--- BEGIN Supplied material ---

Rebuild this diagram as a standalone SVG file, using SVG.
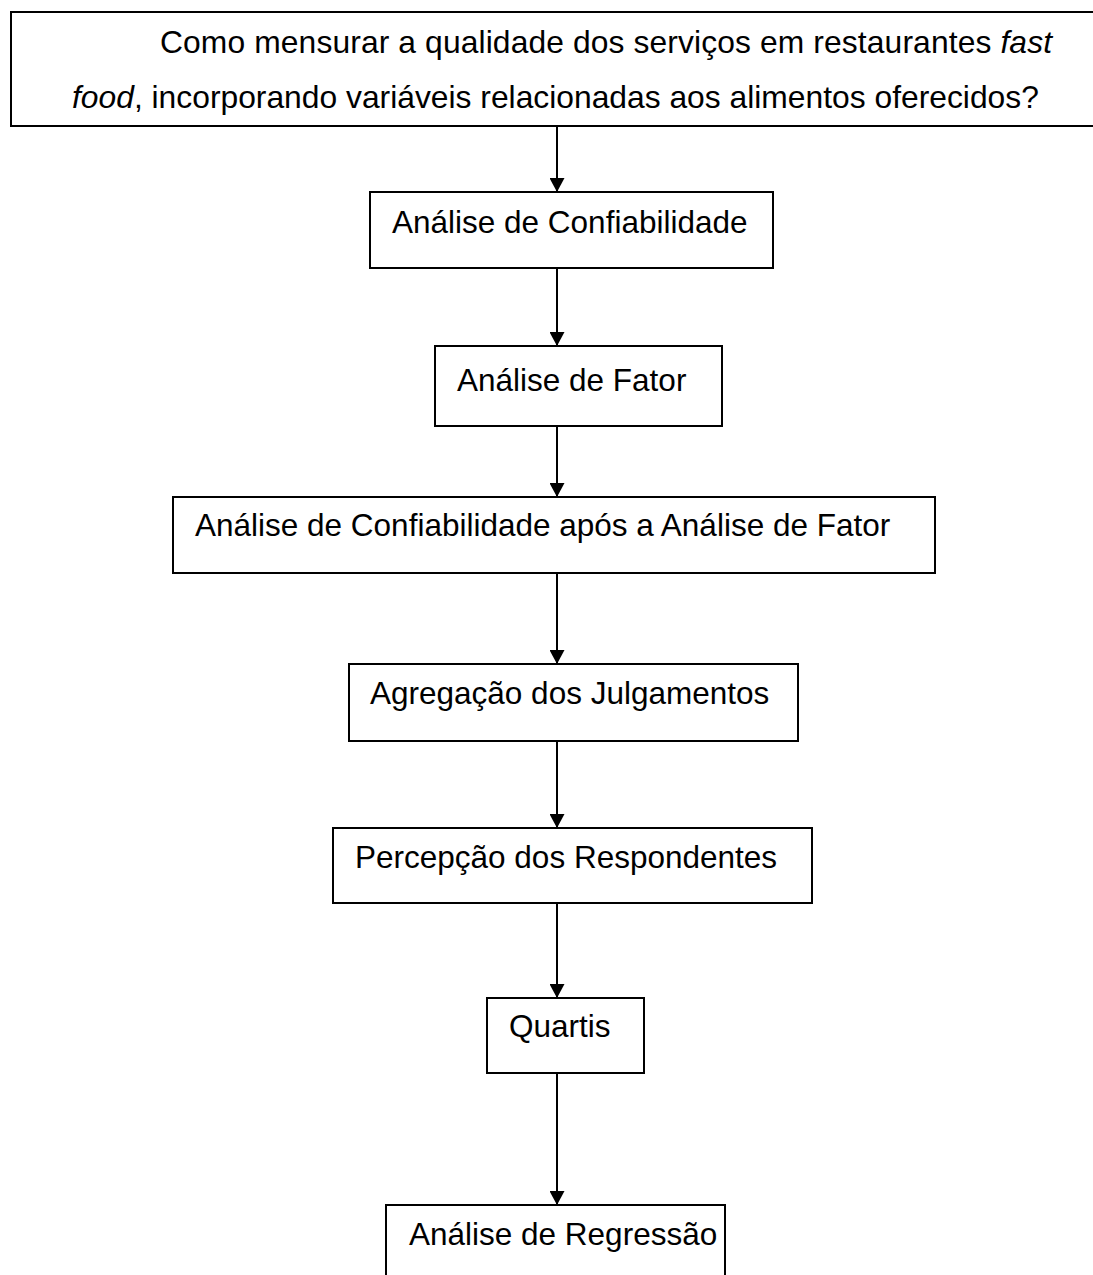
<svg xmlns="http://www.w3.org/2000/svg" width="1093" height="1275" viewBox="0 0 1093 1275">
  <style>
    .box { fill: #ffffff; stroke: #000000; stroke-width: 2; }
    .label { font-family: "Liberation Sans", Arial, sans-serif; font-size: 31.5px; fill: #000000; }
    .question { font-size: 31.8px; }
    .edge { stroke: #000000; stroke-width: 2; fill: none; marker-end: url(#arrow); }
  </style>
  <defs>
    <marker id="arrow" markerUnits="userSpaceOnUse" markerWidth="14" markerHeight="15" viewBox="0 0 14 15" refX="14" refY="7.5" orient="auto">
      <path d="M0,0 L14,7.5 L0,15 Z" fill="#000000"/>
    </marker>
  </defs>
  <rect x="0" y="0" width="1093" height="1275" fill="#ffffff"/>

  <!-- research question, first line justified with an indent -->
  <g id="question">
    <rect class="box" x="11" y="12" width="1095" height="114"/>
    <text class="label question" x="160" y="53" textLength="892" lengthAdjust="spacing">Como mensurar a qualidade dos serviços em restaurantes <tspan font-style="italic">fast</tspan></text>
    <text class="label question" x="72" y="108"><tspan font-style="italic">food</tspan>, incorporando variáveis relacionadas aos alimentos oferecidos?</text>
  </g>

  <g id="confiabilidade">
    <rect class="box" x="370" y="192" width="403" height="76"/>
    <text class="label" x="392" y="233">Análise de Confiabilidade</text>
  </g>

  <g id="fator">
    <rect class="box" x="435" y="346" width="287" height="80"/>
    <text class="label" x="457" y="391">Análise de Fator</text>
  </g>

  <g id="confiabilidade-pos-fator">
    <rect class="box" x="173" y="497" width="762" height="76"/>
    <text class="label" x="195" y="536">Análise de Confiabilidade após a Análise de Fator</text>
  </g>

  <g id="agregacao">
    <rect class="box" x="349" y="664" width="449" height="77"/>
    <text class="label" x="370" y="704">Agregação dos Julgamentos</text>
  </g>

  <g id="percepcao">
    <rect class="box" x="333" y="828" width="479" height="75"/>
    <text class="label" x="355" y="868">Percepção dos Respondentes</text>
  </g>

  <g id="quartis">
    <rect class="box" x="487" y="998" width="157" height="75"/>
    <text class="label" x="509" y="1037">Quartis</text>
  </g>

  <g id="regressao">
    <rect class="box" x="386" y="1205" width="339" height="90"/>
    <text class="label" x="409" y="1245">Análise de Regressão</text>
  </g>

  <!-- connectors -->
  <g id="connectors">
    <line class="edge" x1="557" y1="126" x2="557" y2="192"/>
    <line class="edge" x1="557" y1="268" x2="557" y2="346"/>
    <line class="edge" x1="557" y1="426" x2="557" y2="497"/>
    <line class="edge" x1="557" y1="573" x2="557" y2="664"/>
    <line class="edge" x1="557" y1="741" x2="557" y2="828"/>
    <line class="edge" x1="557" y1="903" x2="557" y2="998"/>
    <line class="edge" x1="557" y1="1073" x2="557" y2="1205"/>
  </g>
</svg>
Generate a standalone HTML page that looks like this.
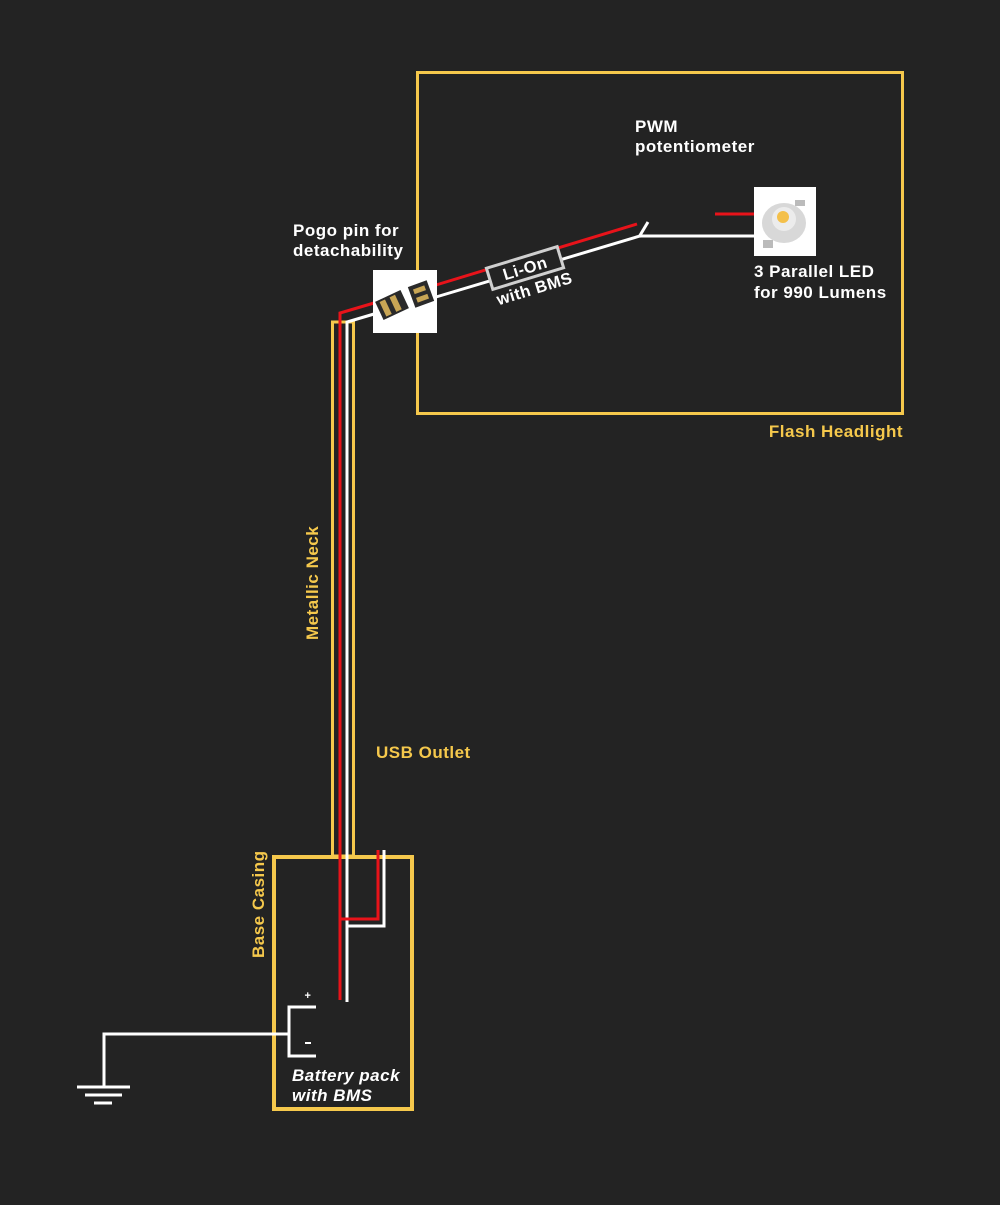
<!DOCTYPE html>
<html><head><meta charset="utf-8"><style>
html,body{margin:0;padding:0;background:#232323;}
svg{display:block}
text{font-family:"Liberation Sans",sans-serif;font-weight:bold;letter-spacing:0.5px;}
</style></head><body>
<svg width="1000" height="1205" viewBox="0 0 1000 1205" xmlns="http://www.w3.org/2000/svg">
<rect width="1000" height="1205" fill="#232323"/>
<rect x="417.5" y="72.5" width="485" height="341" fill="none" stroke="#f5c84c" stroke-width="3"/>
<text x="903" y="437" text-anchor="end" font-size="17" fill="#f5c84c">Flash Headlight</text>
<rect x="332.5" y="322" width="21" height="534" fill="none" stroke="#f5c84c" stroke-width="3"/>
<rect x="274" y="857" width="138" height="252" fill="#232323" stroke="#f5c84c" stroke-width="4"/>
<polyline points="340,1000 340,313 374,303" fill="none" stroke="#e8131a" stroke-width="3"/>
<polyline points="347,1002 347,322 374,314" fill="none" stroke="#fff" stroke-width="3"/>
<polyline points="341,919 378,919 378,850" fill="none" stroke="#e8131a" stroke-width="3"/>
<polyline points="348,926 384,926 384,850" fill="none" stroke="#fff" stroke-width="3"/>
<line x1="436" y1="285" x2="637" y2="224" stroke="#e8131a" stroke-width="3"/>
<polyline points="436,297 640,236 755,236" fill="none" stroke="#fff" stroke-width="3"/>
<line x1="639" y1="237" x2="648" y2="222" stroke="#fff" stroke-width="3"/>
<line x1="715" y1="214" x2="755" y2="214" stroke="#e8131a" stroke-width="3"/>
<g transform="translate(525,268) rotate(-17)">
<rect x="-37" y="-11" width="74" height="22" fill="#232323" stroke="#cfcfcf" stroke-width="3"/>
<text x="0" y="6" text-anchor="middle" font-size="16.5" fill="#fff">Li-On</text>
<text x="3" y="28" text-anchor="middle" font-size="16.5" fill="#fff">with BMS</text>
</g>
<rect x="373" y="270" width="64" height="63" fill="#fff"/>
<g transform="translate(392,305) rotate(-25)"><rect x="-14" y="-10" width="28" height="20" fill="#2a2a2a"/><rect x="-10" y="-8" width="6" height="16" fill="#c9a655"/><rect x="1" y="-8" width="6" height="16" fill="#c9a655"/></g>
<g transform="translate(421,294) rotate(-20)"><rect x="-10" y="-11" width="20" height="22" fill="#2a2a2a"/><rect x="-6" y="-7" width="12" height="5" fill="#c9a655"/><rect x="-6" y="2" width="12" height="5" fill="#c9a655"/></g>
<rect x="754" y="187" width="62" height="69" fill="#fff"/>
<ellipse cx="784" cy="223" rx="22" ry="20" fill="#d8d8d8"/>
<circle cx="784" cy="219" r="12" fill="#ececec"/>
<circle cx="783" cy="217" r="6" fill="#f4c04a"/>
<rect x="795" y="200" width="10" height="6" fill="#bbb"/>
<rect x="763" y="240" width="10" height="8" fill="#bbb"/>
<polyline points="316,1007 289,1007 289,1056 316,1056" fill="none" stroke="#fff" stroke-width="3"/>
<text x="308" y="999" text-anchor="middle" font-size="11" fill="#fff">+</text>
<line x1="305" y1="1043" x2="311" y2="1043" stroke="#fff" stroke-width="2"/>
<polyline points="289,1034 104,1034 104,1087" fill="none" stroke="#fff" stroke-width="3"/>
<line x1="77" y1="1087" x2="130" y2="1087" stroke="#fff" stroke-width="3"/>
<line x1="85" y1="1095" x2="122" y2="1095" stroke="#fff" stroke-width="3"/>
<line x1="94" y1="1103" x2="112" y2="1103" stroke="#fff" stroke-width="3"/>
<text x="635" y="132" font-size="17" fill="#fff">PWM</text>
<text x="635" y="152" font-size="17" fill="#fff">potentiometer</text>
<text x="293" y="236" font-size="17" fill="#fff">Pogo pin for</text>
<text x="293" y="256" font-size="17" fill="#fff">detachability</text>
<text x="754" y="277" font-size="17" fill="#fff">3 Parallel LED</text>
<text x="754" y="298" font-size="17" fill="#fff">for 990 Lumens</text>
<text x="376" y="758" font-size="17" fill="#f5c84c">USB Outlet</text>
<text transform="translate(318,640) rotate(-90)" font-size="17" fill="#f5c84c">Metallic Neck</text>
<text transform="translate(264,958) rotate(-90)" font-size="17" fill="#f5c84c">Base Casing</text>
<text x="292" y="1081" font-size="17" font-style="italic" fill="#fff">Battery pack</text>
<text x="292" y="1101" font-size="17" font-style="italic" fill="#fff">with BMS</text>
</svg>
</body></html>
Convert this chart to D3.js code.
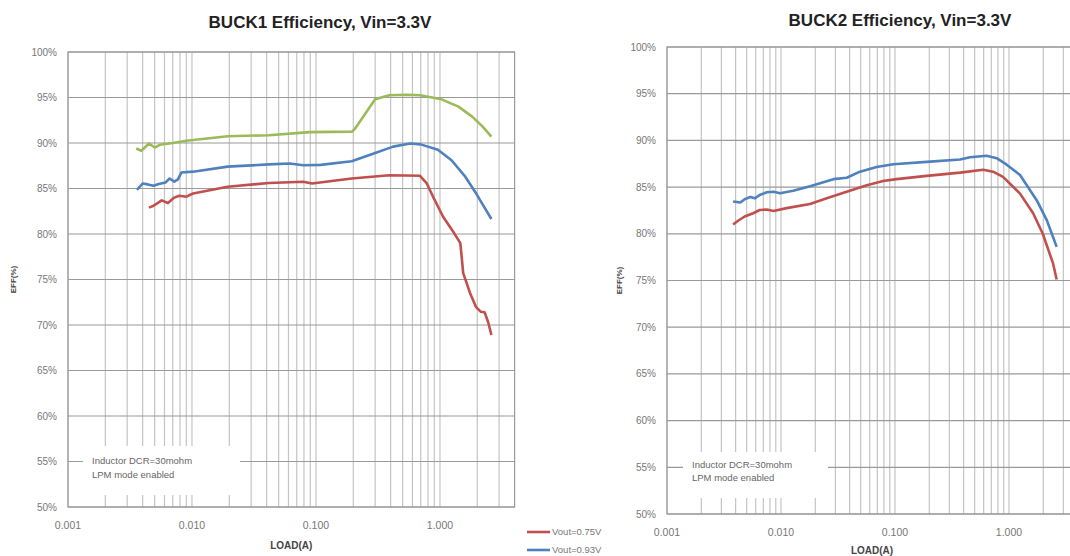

--- END Supplied material ---

▶ Exercise
All entries are to be retyped exactly. Omit any embedded images.

▶ Task output
Rebuild this diagram as a standalone SVG file, using SVG.
<svg xmlns="http://www.w3.org/2000/svg" width="1093" height="1275" viewBox="0 0 1093 1275">
  <style>
    .box { fill: #ffffff; stroke: #000000; stroke-width: 2; }
    .label { font-family: "Liberation Sans", Arial, sans-serif; font-size: 31.5px; fill: #000000; }
    .question { font-size: 31.8px; }
    .edge { stroke: #000000; stroke-width: 2; fill: none; marker-end: url(#arrow); }
  </style>
  <defs>
    <marker id="arrow" markerUnits="userSpaceOnUse" markerWidth="14" markerHeight="15" viewBox="0 0 14 15" refX="14" refY="7.5" orient="auto">
      <path d="M0,0 L14,7.5 L0,15 Z" fill="#000000"/>
    </marker>
  </defs>
  <rect x="0" y="0" width="1093" height="1275" fill="#ffffff"/>

  <!-- research question, first line justified with an indent -->
  <g id="question">
    <rect class="box" x="11" y="12" width="1095" height="114"/>
    <text class="label question" x="160" y="53" textLength="892" lengthAdjust="spacing">Como mensurar a qualidade dos serviços em restaurantes <tspan font-style="italic">fast</tspan></text>
    <text class="label question" x="72" y="108"><tspan font-style="italic">food</tspan>, incorporando variáveis relacionadas aos alimentos oferecidos?</text>
  </g>

  <g id="confiabilidade">
    <rect class="box" x="370" y="192" width="403" height="76"/>
    <text class="label" x="392" y="233">Análise de Confiabilidade</text>
  </g>

  <g id="fator">
    <rect class="box" x="435" y="346" width="287" height="80"/>
    <text class="label" x="457" y="391">Análise de Fator</text>
  </g>

  <g id="confiabilidade-pos-fator">
    <rect class="box" x="173" y="497" width="762" height="76"/>
    <text class="label" x="195" y="536">Análise de Confiabilidade após a Análise de Fator</text>
  </g>

  <g id="agregacao">
    <rect class="box" x="349" y="664" width="449" height="77"/>
    <text class="label" x="370" y="704">Agregação dos Julgamentos</text>
  </g>

  <g id="percepcao">
    <rect class="box" x="333" y="828" width="479" height="75"/>
    <text class="label" x="355" y="868">Percepção dos Respondentes</text>
  </g>

  <g id="quartis">
    <rect class="box" x="487" y="998" width="157" height="75"/>
    <text class="label" x="509" y="1037">Quartis</text>
  </g>

  <g id="regressao">
    <rect class="box" x="386" y="1205" width="339" height="90"/>
    <text class="label" x="409" y="1245">Análise de Regressão</text>
  </g>

  <!-- connectors -->
  <g id="connectors">
    <line class="edge" x1="557" y1="126" x2="557" y2="192"/>
    <line class="edge" x1="557" y1="268" x2="557" y2="346"/>
    <line class="edge" x1="557" y1="426" x2="557" y2="497"/>
    <line class="edge" x1="557" y1="573" x2="557" y2="664"/>
    <line class="edge" x1="557" y1="741" x2="557" y2="828"/>
    <line class="edge" x1="557" y1="903" x2="557" y2="998"/>
    <line class="edge" x1="557" y1="1073" x2="557" y2="1205"/>
  </g>
</svg>
Generate a standalone HTML page that looks like this.
<!DOCTYPE html>
<html><head><meta charset="utf-8"><style>
html,body{margin:0;padding:0;background:#232323;}
svg{display:block}
text{font-family:"Liberation Sans",sans-serif;font-weight:bold;letter-spacing:0.5px;}
</style></head><body>
<svg width="1000" height="1205" viewBox="0 0 1000 1205" xmlns="http://www.w3.org/2000/svg">
<rect width="1000" height="1205" fill="#232323"/>
<rect x="417.5" y="72.5" width="485" height="341" fill="none" stroke="#f5c84c" stroke-width="3"/>
<text x="903" y="437" text-anchor="end" font-size="17" fill="#f5c84c">Flash Headlight</text>
<rect x="332.5" y="322" width="21" height="534" fill="none" stroke="#f5c84c" stroke-width="3"/>
<rect x="274" y="857" width="138" height="252" fill="#232323" stroke="#f5c84c" stroke-width="4"/>
<polyline points="340,1000 340,313 374,303" fill="none" stroke="#e8131a" stroke-width="3"/>
<polyline points="347,1002 347,322 374,314" fill="none" stroke="#fff" stroke-width="3"/>
<polyline points="341,919 378,919 378,850" fill="none" stroke="#e8131a" stroke-width="3"/>
<polyline points="348,926 384,926 384,850" fill="none" stroke="#fff" stroke-width="3"/>
<line x1="436" y1="285" x2="637" y2="224" stroke="#e8131a" stroke-width="3"/>
<polyline points="436,297 640,236 755,236" fill="none" stroke="#fff" stroke-width="3"/>
<line x1="639" y1="237" x2="648" y2="222" stroke="#fff" stroke-width="3"/>
<line x1="715" y1="214" x2="755" y2="214" stroke="#e8131a" stroke-width="3"/>
<g transform="translate(525,268) rotate(-17)">
<rect x="-37" y="-11" width="74" height="22" fill="#232323" stroke="#cfcfcf" stroke-width="3"/>
<text x="0" y="6" text-anchor="middle" font-size="16.5" fill="#fff">Li-On</text>
<text x="3" y="28" text-anchor="middle" font-size="16.5" fill="#fff">with BMS</text>
</g>
<rect x="373" y="270" width="64" height="63" fill="#fff"/>
<g transform="translate(392,305) rotate(-25)"><rect x="-14" y="-10" width="28" height="20" fill="#2a2a2a"/><rect x="-10" y="-8" width="6" height="16" fill="#c9a655"/><rect x="1" y="-8" width="6" height="16" fill="#c9a655"/></g>
<g transform="translate(421,294) rotate(-20)"><rect x="-10" y="-11" width="20" height="22" fill="#2a2a2a"/><rect x="-6" y="-7" width="12" height="5" fill="#c9a655"/><rect x="-6" y="2" width="12" height="5" fill="#c9a655"/></g>
<rect x="754" y="187" width="62" height="69" fill="#fff"/>
<ellipse cx="784" cy="223" rx="22" ry="20" fill="#d8d8d8"/>
<circle cx="784" cy="219" r="12" fill="#ececec"/>
<circle cx="783" cy="217" r="6" fill="#f4c04a"/>
<rect x="795" y="200" width="10" height="6" fill="#bbb"/>
<rect x="763" y="240" width="10" height="8" fill="#bbb"/>
<polyline points="316,1007 289,1007 289,1056 316,1056" fill="none" stroke="#fff" stroke-width="3"/>
<text x="308" y="999" text-anchor="middle" font-size="11" fill="#fff">+</text>
<line x1="305" y1="1043" x2="311" y2="1043" stroke="#fff" stroke-width="2"/>
<polyline points="289,1034 104,1034 104,1087" fill="none" stroke="#fff" stroke-width="3"/>
<line x1="77" y1="1087" x2="130" y2="1087" stroke="#fff" stroke-width="3"/>
<line x1="85" y1="1095" x2="122" y2="1095" stroke="#fff" stroke-width="3"/>
<line x1="94" y1="1103" x2="112" y2="1103" stroke="#fff" stroke-width="3"/>
<text x="635" y="132" font-size="17" fill="#fff">PWM</text>
<text x="635" y="152" font-size="17" fill="#fff">potentiometer</text>
<text x="293" y="236" font-size="17" fill="#fff">Pogo pin for</text>
<text x="293" y="256" font-size="17" fill="#fff">detachability</text>
<text x="754" y="277" font-size="17" fill="#fff">3 Parallel LED</text>
<text x="754" y="298" font-size="17" fill="#fff">for 990 Lumens</text>
<text x="376" y="758" font-size="17" fill="#f5c84c">USB Outlet</text>
<text transform="translate(318,640) rotate(-90)" font-size="17" fill="#f5c84c">Metallic Neck</text>
<text transform="translate(264,958) rotate(-90)" font-size="17" fill="#f5c84c">Base Casing</text>
<text x="292" y="1081" font-size="17" font-style="italic" fill="#fff">Battery pack</text>
<text x="292" y="1101" font-size="17" font-style="italic" fill="#fff">with BMS</text>
</svg>
</body></html>
Convert this chart to D3.js code.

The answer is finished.